ASG had to do more. It needed to advocate on their behalf for more favourable policy outcomes. A few years ago, one of the first things the Group did was create the ASG Parents Report Card, an annual research report it conducts in collaboration with Monash University.
“They’re an important stakeholder who should be engaged really deeply in conversations. We couldn’t understand why their voices weren’t included in policy debates, because no-one knows their children, and their needs and requirements better,” John says. “Obviously, we can’t engage with every parent, but we can represent their voices, and we seek their views quite often.”
Bringing all stakeholders to the table
In his experience, the main hurdle in advocating for more parent-inclusive education policy outcomes is making sure that the issue “does not become a political football”. For John, the goal is simple: bring all the relevant stakeholders to the table and have a sensible conversation.
“We need to reach clear, bipartisan policies that actually propel us forward as a nation,” John asserts. “Whether it’s Labor, Liberal, the Greens, the Nationals, or any other political party, it doesn’t matter. We all want better outcomes for parents for their children’s education. A shared vision can achieve extraordinary things.”
John believes advocacy pieces such as the ASG Parents Report Card and the white paper are major steps in the right direction for ASG as an organisation. But it doesn’t stop there. A few months ago, ASG worked with the Australian College of Educators (ACE) in putting out the ASG-ACE Teachers Report Card, which aimed to investigate teachers’ perceptions of education and their profession.
It’s important that we’re making sure we have all the right voices included to create a conversation that yields better outcomes for parents.
Worryingly, the report found that around one in five teachers said they considered leaving the profession in the preceding three months. As well as using ACE’s knowledge and membership in putting together the report, the Group consulted with recent winners of the ASG National Excellence in Teaching Awards – an initiative the ASG has been running for more than 23 years.
“It’s important that we’re making sure we have all the right voices included to create a conversation that yields better outcomes for parents,” John says.
“Education should not just go to those who can afford it”
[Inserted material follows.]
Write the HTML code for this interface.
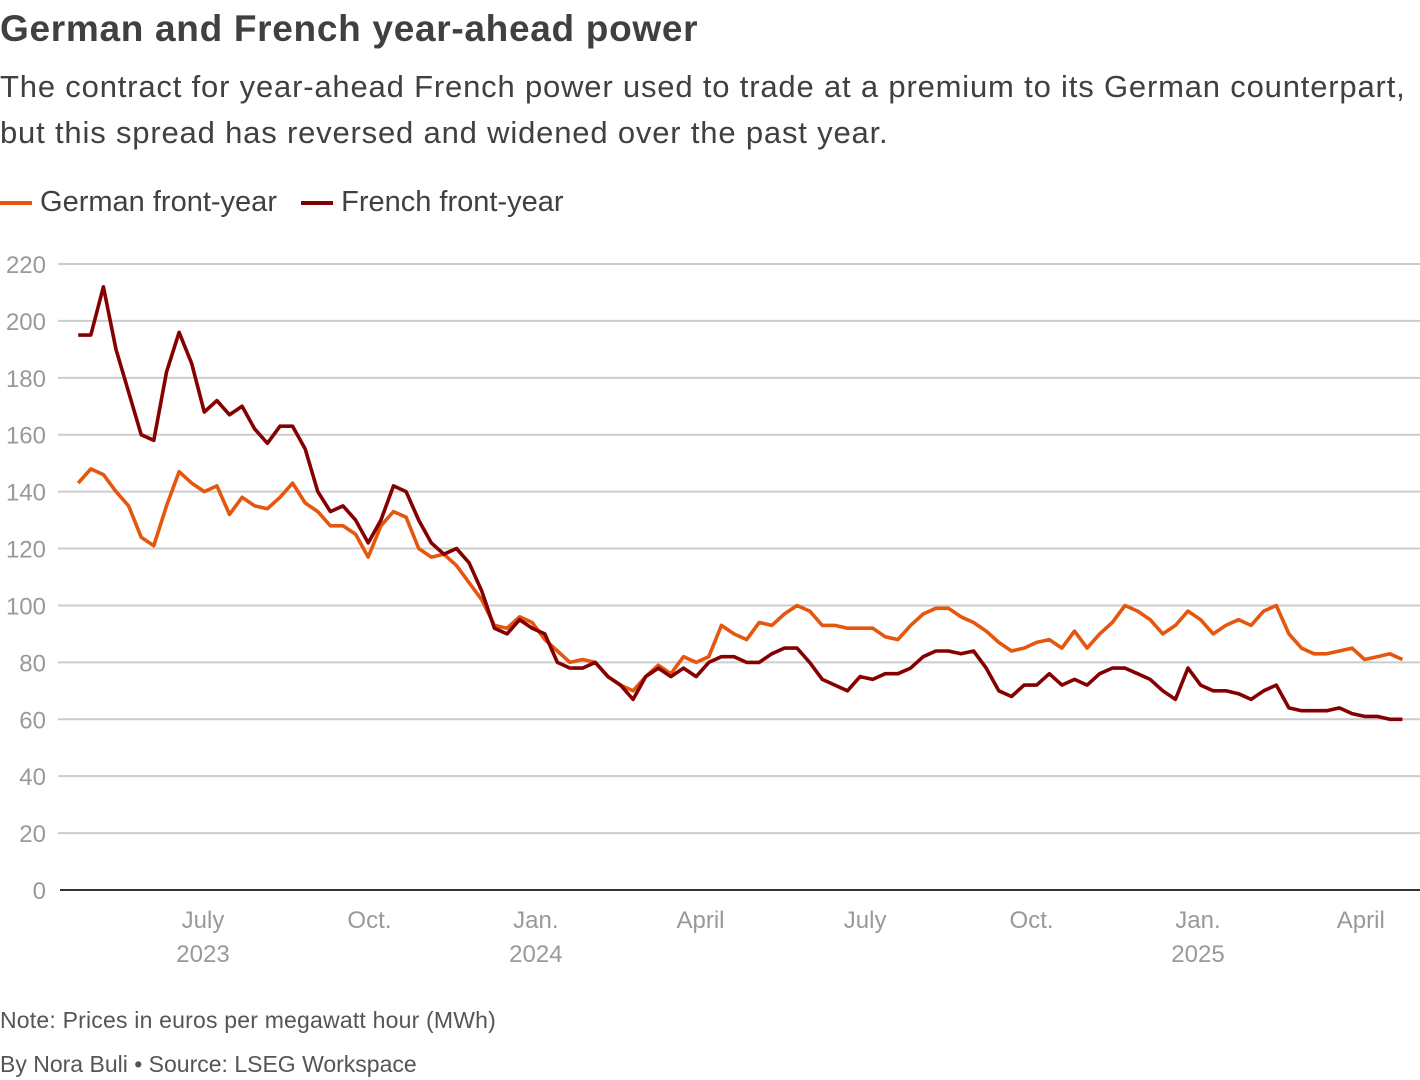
<!DOCTYPE html>
<html><head><meta charset="utf-8">
<style>
body{margin:0;width:1420px;height:1080px;background:#fff;font-family:"Liberation Sans",sans-serif;overflow:hidden;position:relative}
.t{position:absolute;left:0;white-space:nowrap}
</style></head><body>
<div class="t" style="top:8px;font-size:37px;font-weight:bold;color:#404040;letter-spacing:0.7px">German and French year-ahead power</div>
<div class="t" style="top:64px;font-size:31px;color:#404040;line-height:46px;letter-spacing:0.82px">The contract for year-ahead French power used to trade at a premium to its German counterpart,<br>but this spread has reversed and widened over the past year.</div>
<div class="t" style="top:186px;font-size:29px;color:#404040">
<span><span style="display:inline-block;width:32px;height:4px;background:#e5570f;vertical-align:middle"></span> German front-year</span>
<span style="margin-left:16px"><span style="display:inline-block;width:32px;height:4px;background:#850000;vertical-align:middle"></span> French front-year</span>
</div>
<svg id="chart" width="1420" height="1000" style="position:absolute;left:0;top:0"></svg>
<div class="t" style="top:1007px;font-size:23px;color:#555;letter-spacing:0.2px">Note: Prices in euros per megawatt hour (MWh)</div>
<div class="t" style="top:1051px;font-size:23px;color:#555">By Nora Buli • Source: LSEG Workspace</div>
<script>
const yTicks=[0,20,40,60,80,100,120,140,160,180,200,220];
const xTickLabels=[["July","2023"],["Oct.",""],["Jan.","2024"],["April",""],["July",""],["Oct.",""],["Jan.","2025"],["April",""]];
const xTickDates=["2023-07-01","2023-10-01","2024-01-01","2024-04-01","2024-07-01","2024-10-01","2025-01-01","2025-04-01"];
const startDate="2023-04-23";
const french=[195,195,212,190,175,160,158,182,196,185,168,172,167,170,162,157,163,163,155,140,133,135,130,122,130,142,140,130,122,118,120,115,105,92,90,95,92,90,80,78,78,80,75,72,67,75,78,75,78,75,80,82,82,80,80,83,85,85,80,74,72,70,75,74,76,76,78,82,84,84,83,84,78,70,68,72,72,76,72,74,72,76,78,78,76,74,70,67,78,72,70,70,69,67,70,72,64,63,63,63,64,62,61,61,60,60];
const german=[143,148,146,140,135,124,121,135,147,143,140,142,132,138,135,134,138,143,136,133,128,128,125,117,128,133,131,120,117,118,114,108,102,93,92,96,94,88,84,80,81,80,75,72,70,75,79,76,82,80,82,93,90,88,94,93,97,100,98,93,93,92,92,92,89,88,93,97,99,99,96,94,91,87,84,85,87,88,85,91,85,90,94,100,98,95,90,93,98,95,90,93,95,93,98,100,90,85,83,83,84,85,81,82,83,81];
const svg=document.getElementById('chart');
const NS='http://www.w3.org/2000/svg';
const day=864e5;
const t0=Date.parse("2023-07-01");
function xScale(ms){return 203+(ms-t0)/day*(1156/639);}
function yScale(v){return 890-v*(626/220);}
function dateAt(i){return Date.parse(startDate)+i*((Date.parse("2025-04-24")-Date.parse(startDate))/(french.length-1));}
yTicks.forEach(v=>{
 const l=document.createElementNS(NS,'line');
 
 
 l.setAttribute('x1',v===0?60:58);l.setAttribute('x2',1420);
 l.setAttribute('y1',yScale(v));l.setAttribute('y2',yScale(v));
 l.setAttribute('stroke',v===0?'#333':'#ccc');l.setAttribute('stroke-width',2);
 svg.appendChild(l);
 const t=document.createElementNS(NS,'text');
 
 
 t.setAttribute('x',46);t.setAttribute('y',yScale(v)+9);t.setAttribute('text-anchor','end');
 t.setAttribute('font-size','24');t.setAttribute('fill','#999');t.setAttribute('font-family','Liberation Sans, sans-serif');
 t.textContent=v;svg.appendChild(t);
});
xTickDates.forEach((d,i)=>{
 const x=xScale(Date.parse(d));
 xTickLabels[i].forEach((s,j)=>{
  if(!s)return;
  const t=document.createElementNS(NS,'text');
  
  
  t.setAttribute('x',x);t.setAttribute('y',928+j*34);t.setAttribute('text-anchor','middle');
  t.setAttribute('font-size','24');t.setAttribute('fill','#999');t.setAttribute('font-family','Liberation Sans, sans-serif');
  t.textContent=s;svg.appendChild(t);
 });
});
function line(data,color,name){
 const p=document.createElementNS(NS,'path');
 
 
 p.setAttribute('d',data.map((v,i)=>(i?'L':'M')+xScale(dateAt(i)).toFixed(1)+','+yScale(v).toFixed(1)).join(''));
 p.setAttribute('fill','none');p.setAttribute('stroke',color);p.setAttribute('stroke-width',3.6);p.setAttribute('stroke-linejoin','round');
 svg.appendChild(p);
}
line(german,'#e5570f','german-line');
line(french,'#850000','french-line');
</script>
</body></html>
Even as ASG continues to redefine its role as an organisation in the education policy debate, the desired outcome, according to John, has always remained the same – to provide equity and access to education for all Australian families.
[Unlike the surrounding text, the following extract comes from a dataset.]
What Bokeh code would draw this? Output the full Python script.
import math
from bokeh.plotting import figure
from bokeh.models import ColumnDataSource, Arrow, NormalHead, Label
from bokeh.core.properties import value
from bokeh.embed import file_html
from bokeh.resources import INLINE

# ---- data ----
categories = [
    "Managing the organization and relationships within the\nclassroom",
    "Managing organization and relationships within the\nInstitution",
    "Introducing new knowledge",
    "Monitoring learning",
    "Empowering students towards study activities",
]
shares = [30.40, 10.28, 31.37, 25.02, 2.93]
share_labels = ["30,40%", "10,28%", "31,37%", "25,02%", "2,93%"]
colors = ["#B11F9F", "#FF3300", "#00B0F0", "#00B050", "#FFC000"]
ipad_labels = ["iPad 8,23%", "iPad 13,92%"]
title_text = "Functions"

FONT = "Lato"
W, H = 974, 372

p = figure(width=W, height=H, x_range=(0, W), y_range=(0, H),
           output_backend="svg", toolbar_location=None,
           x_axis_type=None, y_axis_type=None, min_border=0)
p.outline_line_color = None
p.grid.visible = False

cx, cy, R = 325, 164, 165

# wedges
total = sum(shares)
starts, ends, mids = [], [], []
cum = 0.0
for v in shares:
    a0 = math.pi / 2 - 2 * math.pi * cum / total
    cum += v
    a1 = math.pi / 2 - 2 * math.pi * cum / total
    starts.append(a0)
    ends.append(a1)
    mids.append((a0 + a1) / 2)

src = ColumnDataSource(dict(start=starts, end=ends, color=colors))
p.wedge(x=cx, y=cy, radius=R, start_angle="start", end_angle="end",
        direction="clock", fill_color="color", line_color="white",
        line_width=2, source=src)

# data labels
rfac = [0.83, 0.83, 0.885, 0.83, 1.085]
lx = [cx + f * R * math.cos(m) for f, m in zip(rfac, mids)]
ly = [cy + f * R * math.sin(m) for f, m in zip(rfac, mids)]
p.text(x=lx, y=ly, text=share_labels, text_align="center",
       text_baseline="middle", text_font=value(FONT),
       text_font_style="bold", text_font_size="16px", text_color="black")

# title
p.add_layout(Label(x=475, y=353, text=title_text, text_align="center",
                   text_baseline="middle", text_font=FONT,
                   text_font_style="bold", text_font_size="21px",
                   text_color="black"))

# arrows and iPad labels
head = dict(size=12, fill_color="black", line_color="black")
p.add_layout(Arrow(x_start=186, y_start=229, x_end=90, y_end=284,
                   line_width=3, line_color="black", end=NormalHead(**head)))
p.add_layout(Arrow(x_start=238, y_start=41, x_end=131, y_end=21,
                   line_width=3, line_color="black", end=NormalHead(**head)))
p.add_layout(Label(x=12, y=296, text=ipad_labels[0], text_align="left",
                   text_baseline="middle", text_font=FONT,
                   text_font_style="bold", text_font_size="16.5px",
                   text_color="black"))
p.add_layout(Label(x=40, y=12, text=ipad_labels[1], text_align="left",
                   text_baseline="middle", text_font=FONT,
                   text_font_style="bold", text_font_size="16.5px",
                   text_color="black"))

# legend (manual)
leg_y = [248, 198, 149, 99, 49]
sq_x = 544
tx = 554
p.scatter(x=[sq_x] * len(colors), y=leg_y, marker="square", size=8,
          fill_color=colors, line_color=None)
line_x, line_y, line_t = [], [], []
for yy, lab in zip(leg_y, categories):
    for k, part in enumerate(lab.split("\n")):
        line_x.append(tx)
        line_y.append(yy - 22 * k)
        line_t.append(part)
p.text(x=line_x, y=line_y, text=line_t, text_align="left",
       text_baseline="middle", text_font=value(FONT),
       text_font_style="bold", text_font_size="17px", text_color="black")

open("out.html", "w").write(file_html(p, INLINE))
Whether that be through financially assisting parents in setting up their children through school, providing resources that will better assist parents through the education journey, or lobbying government to implement major changes in education policy in the best interests of parents, ASG has not wavered from its original mission.
“Education should not just go to those who can afford it. This is about making sure we nurture and give equal opportunities to the brightest minds in the country,” John says. “We’re effectively a cooperative of parents. That’s really the genesis of the organisation. Fundamentally, that has not changed.”